Les commentaires sur Les anciens Canadiens sont légion et les notes qui composent le dernier tiers de cet ouvrage en reproduisent de copieux extraits. L'intention de Jacques Cardinal n'est pas de corriger ou d'amplifier l'apport de ses prédécesseurs : il veut au contraire démontrer que pour lui il s'agit d' « un roman fort engagé sur le plan politique » et voué « au travail de réécriture de l'histoire de la Conquête ».

Chaque épisode du roman apporte sa contribution à la démonstration.
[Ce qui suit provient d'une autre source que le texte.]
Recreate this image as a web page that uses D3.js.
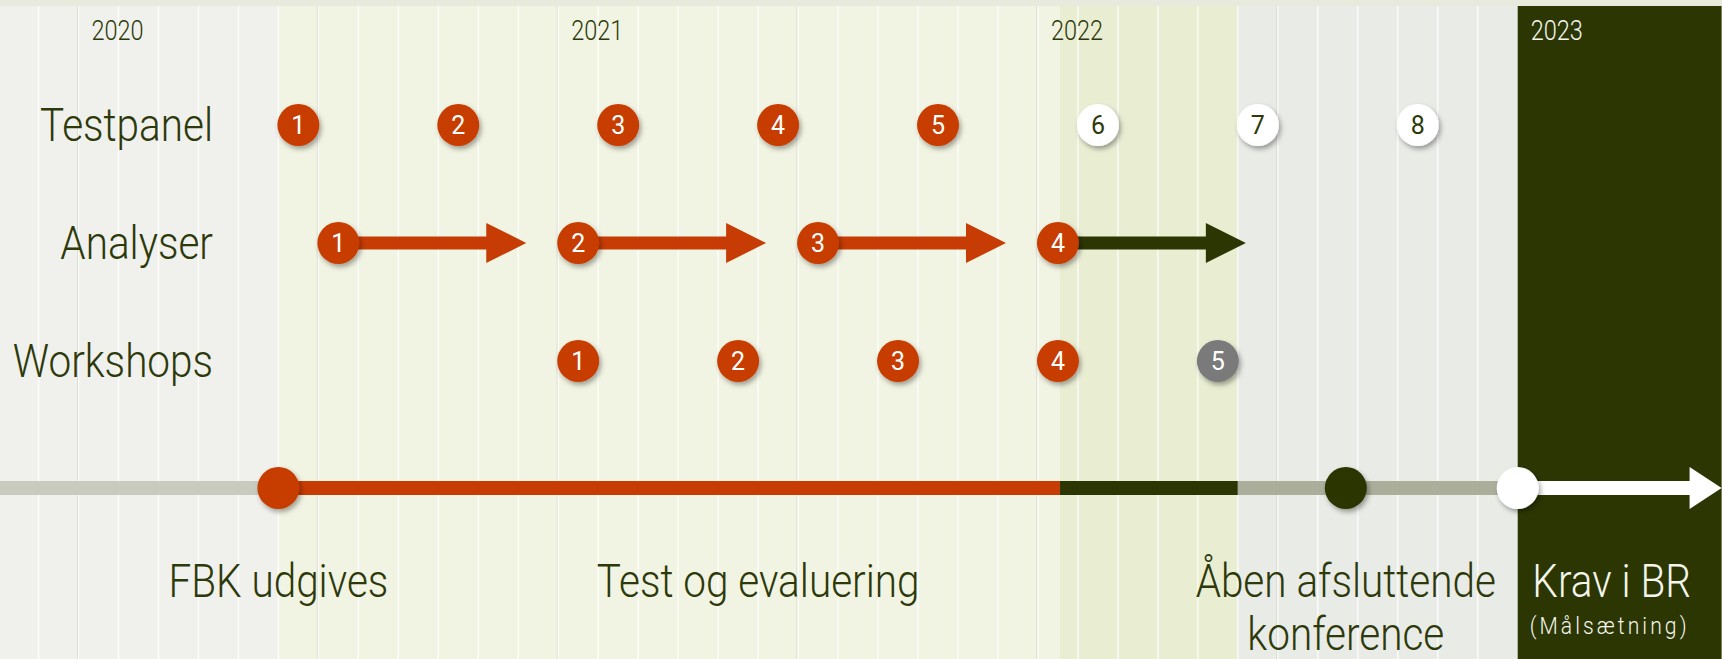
<!DOCTYPE html>
<html>
<head>
<meta charset="utf-8">
<script src="https://cdn.jsdelivr.net/npm/d3@7"></script>
<style>
  html, body { margin: 0; padding: 0; background: #f0f1ec; }
  svg { display: block; }
  .lbl { font-family: Roboto, 'Noto Sans', sans-serif; font-weight: 300; }
  .num { font-family: Roboto, 'Noto Sans', sans-serif; font-weight: 400; }
</style>
</head>
<body>
<div id="root"></div>
<script>
const width = 1722;
const height = 659;

// Data (time in months since Jan 2020)

const years = [2020, 2021, 2022, 2023];
const yearStart = [0, 12, 24, 36];

const phaseStart = [-2, 5, 24.55, 29, 36];
const phaseEnd = [5, 24.55, 29, 36, 41.1];

const rows = ['Testpanel', 'Analyser', 'Workshops'];

const testpanelMonths = [5.5, 9.5, 13.5, 17.5, 21.5, 25.5, 29.5, 33.5];
const testpanelLabels = ['1', '2', '3', '4', '5', '6', '7', '8'];
const testpanelStatus = ['done', 'done', 'done', 'done', 'done', 'plan', 'plan', 'plan'];

const analyserStart = [6.5, 12.5, 18.5, 24.5];
const analyserEnd = [11.2, 17.2, 23.2, 29.2];
const analyserLabels = ['1', '2', '3', '4'];
const analyserStatus = ['done', 'done', 'done', 'now'];

const workshopMonths = [12.5, 16.5, 20.5, 24.5, 28.5];
const workshopLabels = ['1', '2', '3', '4', '5'];
const workshopStatus = ['done', 'done', 'done', 'done', 'grey'];

const timelineStart = [-2, 5, 24.55, 29, 36];
const timelineEnd = [5, 24.55, 29, 36, 41.1];
const timelineStatus = ['before', 'done', 'now', 'after', 'goal'];

const milestoneMonths = [5, 31.7, 36];
const milestoneStatus = ['done', 'now', 'goal'];

const captionTexts = ['FBK udgives', 'Test og evaluering', 'Åben afsluttende', 'konference', 'Krav i BR'];
const captionMonths = [5, 17, 31.7, 31.7, 38.35];
const captionLine = [0, 0, 0, 1, 0];
const goalNote = '(Målsætning)';
const goalNoteMonth = 38.3;

// Colours

const orange = '#c73c04';
const dark = '#2b3603';
const ink = '#2d390a';
const light = '#f4f5ec';
const phaseColors = ['#f0f1ec', '#f1f4e2', '#e9eed3', '#e9ebe6', dark];
const statusFill = { done: orange, plan: '#ffffff', now: dark, grey: '#7a7a7a' };
const statusText = { done: '#ffffff', plan: ink, now: '#ffffff', grey: '#ffffff' };
const lineColors = { before: '#c9cbbf', done: orange, now: dark, after: '#aaae9a', goal: '#ffffff' };
const milestoneFill = { done: orange, now: dark, goal: '#ffffff' };

// narrow the label font to look condensed
const squeeze = 0.88;
const squeezeYear = 0.84;

// Scales

const x = d3.scaleLinear().domain([0, 36]).range([78.5, 1517.7]);
const y = d3.scalePoint().domain(rows).range([125, 361]);
const timelineY = 488;

const svg = d3
  .select('#root')
  .append('svg')
  .attr('width', width)
  .attr('height', height);

const defs = svg.append('defs');
defs
  .append('filter')
  .attr('id', 'shadow')
  .attr('x', '-50%')
  .attr('y', '-50%')
  .attr('width', '200%')
  .attr('height', '200%')
  .append('feDropShadow')
  .attr('dx', 2)
  .attr('dy', 3)
  .attr('stdDeviation', 2.5)
  .attr('flood-color', '#000')
  .attr('flood-opacity', 0.35);

// Phase bands

svg
  .append('g')
  .selectAll('rect')
  .data(phaseStart)
  .enter()
  .append('rect')
  .attr('x', (d) => x(d))
  .attr('y', 0)
  .attr('width', (d, i) => x(phaseEnd[i]) - x(d))
  .attr('height', height)
  .attr('fill', (d, i) => phaseColors[i]);

svg
  .append('rect')
  .attr('x', 0)
  .attr('y', 0)
  .attr('width', width)
  .attr('height', 6)
  .attr('fill', '#e8eadd');

// Month grid

const monthTicks = d3.range(-1, 36);
const grid = svg.append('g');

grid
  .selectAll('line.half')
  .data(monthTicks.filter((m) => m % 6 === 0))
  .enter()
  .append('line')
  .attr('x1', (d) => x(d) - 1)
  .attr('x2', (d) => x(d) - 1)
  .attr('y1', 6)
  .attr('y2', height)
  .attr('stroke', '#d3d6c9')
  .attr('stroke-width', 1);

grid
  .selectAll('line.month')
  .data(monthTicks)
  .enter()
  .append('line')
  .attr('x1', (d) => x(d))
  .attr('x2', (d) => x(d))
  .attr('y1', 6)
  .attr('y2', height)
  .attr('stroke', '#ffffff')
  .attr('stroke-opacity', 0.85)
  .attr('stroke-width', 1.4);

// Year labels

svg
  .append('g')
  .selectAll('text')
  .data(years)
  .enter()
  .append('text')
  .attr('class', 'lbl')
  .attr('transform', (d, i) => `translate(${x(yearStart[i]) + 13},40) scale(${squeezeYear},1)`)
  .attr('font-size', 28)
  .attr('font-weight', 400)
  .attr('fill', (d, i) => (i === 3 ? light : ink))
  .text((d) => d);

// Row labels

svg
  .append('g')
  .selectAll('text')
  .data(rows)
  .enter()
  .append('text')
  .attr('class', 'lbl')
  .attr('transform', (d) => `translate(213,${y(d) + 16}) scale(${squeeze},1)`)
  .attr('text-anchor', 'end')
  .attr('font-size', 46)
  .attr('fill', ink)
  .text((d) => d);

// Badge helper

const r = 21;

function badges(g, months, labels, status, rowY) {
  const b = g
    .selectAll('g.badge')
    .data(months)
    .enter()
    .append('g')
    .attr('transform', (d) => `translate(${x(d)},${rowY})`);

  b.append('circle')
    .attr('r', r)
    .attr('fill', (d, i) => statusFill[status[i]])
    .attr('filter', 'url(#shadow)');

  b.append('text')
    .attr('class', 'num')
    .attr('text-anchor', 'middle')
    .attr('dy', 9)
    .attr('font-size', 25)
    .attr('fill', (d, i) => statusText[status[i]])
    .text((d, i) => labels[i]);
}

// Analyser arrows

const arrowG = svg.append('g');
const shaft = 6.5;
const headHalf = 20;
const headLen = 40;

arrowG
  .selectAll('path')
  .data(analyserStart)
  .enter()
  .append('path')
  .attr('d', (d, i) => {
    const x0 = x(d);
    const x1 = x(analyserEnd[i]);
    const yc = y('Analyser');
    return `M${x0},${yc - shaft}H${x1 - headLen}V${yc - headHalf}L${x1},${yc}L${x1 - headLen},${yc + headHalf}V${yc + shaft}H${x0}Z`;
  })
  .attr('fill', (d, i) => statusFill[analyserStatus[i]]);

badges(svg.append('g'), testpanelMonths, testpanelLabels, testpanelStatus, y('Testpanel'));
badges(svg.append('g'), analyserStart, analyserLabels, analyserStatus.map((s) => (s === 'now' ? 'done' : s)), y('Analyser'));
badges(svg.append('g'), workshopMonths, workshopLabels, workshopStatus, y('Workshops'));

// Timeline

const tl = svg.append('g');
const tlHalf = 7;

tl.selectAll('path')
  .data(timelineStart)
  .enter()
  .append('path')
  .attr('d', (d, i) => {
    const x0 = Math.max(0, x(d));
    const x1 = x(timelineEnd[i]);
    if (timelineStatus[i] === 'goal') {
      const hl = 32;
      const hh = 21;
      return `M${x0},${timelineY - tlHalf}H${x1 - hl}V${timelineY - hh}L${x1},${timelineY}L${x1 - hl},${timelineY + hh}V${timelineY + tlHalf}H${x0}Z`;
    }
    return `M${x0},${timelineY - tlHalf}H${x1}V${timelineY + tlHalf}H${x0}Z`;
  })
  .attr('fill', (d, i) => lineColors[timelineStatus[i]]);

tl.selectAll('circle')
  .data(milestoneMonths)
  .enter()
  .append('circle')
  .attr('cx', (d) => x(d))
  .attr('cy', timelineY)
  .attr('r', 21)
  .attr('fill', (d, i) => milestoneFill[milestoneStatus[i]])
  .attr('filter', 'url(#shadow)');

// Captions

svg
  .append('g')
  .selectAll('text')
  .data(captionTexts)
  .enter()
  .append('text')
  .attr('class', 'lbl')
  .attr('transform', (d, i) => `translate(${x(captionMonths[i])},${597 + captionLine[i] * 53}) scale(${squeeze},1)`)
  .attr('text-anchor', 'middle')
  .attr('font-size', 46)
  .attr('fill', (d, i) => (i === 4 ? light : ink))
  .text((d) => d);

svg
  .append('text')
  .attr('class', 'lbl')
  .attr('transform', `translate(${x(goalNoteMonth)},634) scale(${squeeze},1)`)
  .attr('text-anchor', 'middle')
  .attr('font-size', 24)
  .attr('letter-spacing', 3.5)
  .attr('fill', light)
  .text(goalNote);
</script>
</body>
</html>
Le pacte d'amitié entre Jules d'Haberville et Arché de Locheill est « hautement symbolique », car il préfigure l'amitié qui doit régner entre [End Page 554] vainqueurs et vaincus dans la société post-1760. La providence est constamment à l'œuvre dans ce commentaire comme dans le roman lui-même: l'habitant Dumais, tiré de la débacle par Arché, est « miraculeusement sauvé par la providence », tandis qu'Arché, capturé et condamné au poteau par des Indiens, est libéré « puisque Dieu, en sa providence, en a autrement décidé ». Arché lui-même bénéficie d'un pardon qui prépare son rôle dans la nouvelle société : en incendiant les maisons de la Côte-du-Sud, il obéit à ses ordres et sauve son honneur de soldat britannique, justification que les d'Haberville vont approuver, car « tous les guerriers sont frères ».

Aubert de Gaspé n'hésite pas à corriger François-Xavier Garneau sur la précipitation de Montcalm et met en relief la bataille de Sainte-Foy (1760) plutoˆt que celle des Plaines d'Abraham (1759), assurant ainsi la double victoire et « la paix des braves ». Les multiples réconciliations d'Arché avec Jules, avec la Mère supérieure et avec d'Haberville, anticipent les conciliations difficiles qui vont caractériser la société sous la domination anglaise. Jules, par sa bravoure et ses blessures, et Blanche, par le sacrifice de son amour et de son mariage, déchargent leur dette envers la France, et Jules aura le droit d'épouser une Anglaise ; leur fils incarnera les meilleures qualités des deux peuples. La maison construite et occupée par Arché et Dumais représente l'avenir bilingue et biculturel du pays, et le projet de défrichement et de colonisation dirigé par l'Écossais se réalisera sous les auspices du mouvement politico-cléricaliste du XIXe siècle.

L'argumentation ne manque pas d'ingéniosité et nous invite à relire le roman à la lumière des événements ultérieurs, voire des déceptions de notre époque. L'absence d'un index est compensée en partie par l'ordre rigoureux du commentaire, qui suit le texte du roman « de chapitre en chapitre, d'épisode en épisode, de scène en scène ».